Chunking Strategy BPB Avg Score Description
Fixed Step 0.75 57.2 MegaByte style
Space-based 0.73 58.4 SpaceByte style
Cosine Similarity 0.71 60.1 H-Net style
Coding Rate (Ours) 0.68 63.2 Information-theory driven (Optimal)

Key Findings

  • ByteFlow Net at 1.3B scale not only outperforms all byte-level methods but also exceeds the BPE-based LLaMA baseline (+3.04 average score).
  • Superior Scaling behavior: The performance gain from 600M to 1.3B is more significant compared to other methods.
  • Coding rate chunking significantly outperforms heuristic chunking in ablations (+3-6 points), proving that information-theory-driven segmentation yields better semantic units.
  • The Top-K selection strategy ensures consistent memory allocation during training, avoiding the OOM issues common in dynamic chunking.

Highlights & Insights

  • Principle-based Chunking: The coding rate provides a theoretically grounded metric for information—boundaries are determined because "information theory dictates they should be," not because of arbitrary "feeling."
  • Fully End-to-End: The pipeline is integrated from bytes to prediction without requiring pre-trained tokenizers or external entropy models.
  • Computational Efficiency: The hierarchical design concentrates FLOPs on global representations, keeping byte-level processing lightweight.
  • Manifold Preservation: Analysis reveals that the coding rate objective uniquely preserves the latent manifold of data representations, avoiding the fragmentation issues seen in other chunking methods.

Limitations & Future Work

  • Validated only at academic scales (≤1.3B, 500B tokens); whether the gap with industrial BPE-based LLMs narrows at larger scales remains unknown.
  • Pre-trained only on FineWeb-Edu; performance across multilingual, code, and structured data scenarios requires further verification.
  • Coding rate calculation involves \(log det\) operations (\(O(T^3)\) or approximations), the actual training overhead and approximation errors are not detailed.
  • Downstream evaluation covers only 6 zero-shot tasks, lacking broader benchmarks like MMLU or GSM8K.
  • Fixed Top-K compression might not be optimal for all inputs—information-dense passages and redundant segments might require different compression ratios.
  • vs MegaByte/SpaceByte/AU-Net: These are heuristic chunking methods using fixed steps or space boundaries; ByteFlow's coding rate chunking is the first principle-based solution.
  • vs BLT: BLT uses a pre-trained entropy model for dynamic chunking with global thresholds—a two-stage, non-end-to-end approach—whereas ByteFlow is fully end-to-end.
  • vs H-Net (Concurrent work): H-Net uses cosine similarity for adaptive chunking.
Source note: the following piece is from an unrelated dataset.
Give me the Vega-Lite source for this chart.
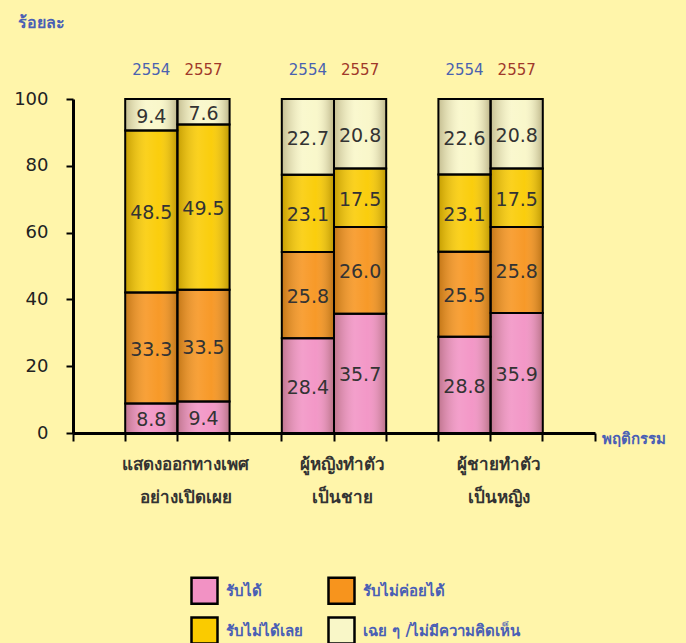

ByteFlow utilizes information-theoretic coding rates, which better preserve manifold geometry.
  • vs MambaByte: A pure byte-level SSM without hierarchical structure; ByteFlow's hierarchical design is more efficient.

Rating

  • Novelty: ⭐⭐⭐⭐⭐ The coding-rate-driven self-segmentation is elegant in both theory and practice.
  • Experimental Thoroughness: ⭐⭐⭐ Small scale (≤1.3B) and limited downstream benchmarks; larger-scale validation is needed.
  • Writing Quality: ⭐⭐⭐⭐ Clear and systematic with strong theoretical motivation.
  • Value: ⭐⭐⭐⭐ A significant advancement in tokenizer-free LM research that may shift the basic paradigm of language models.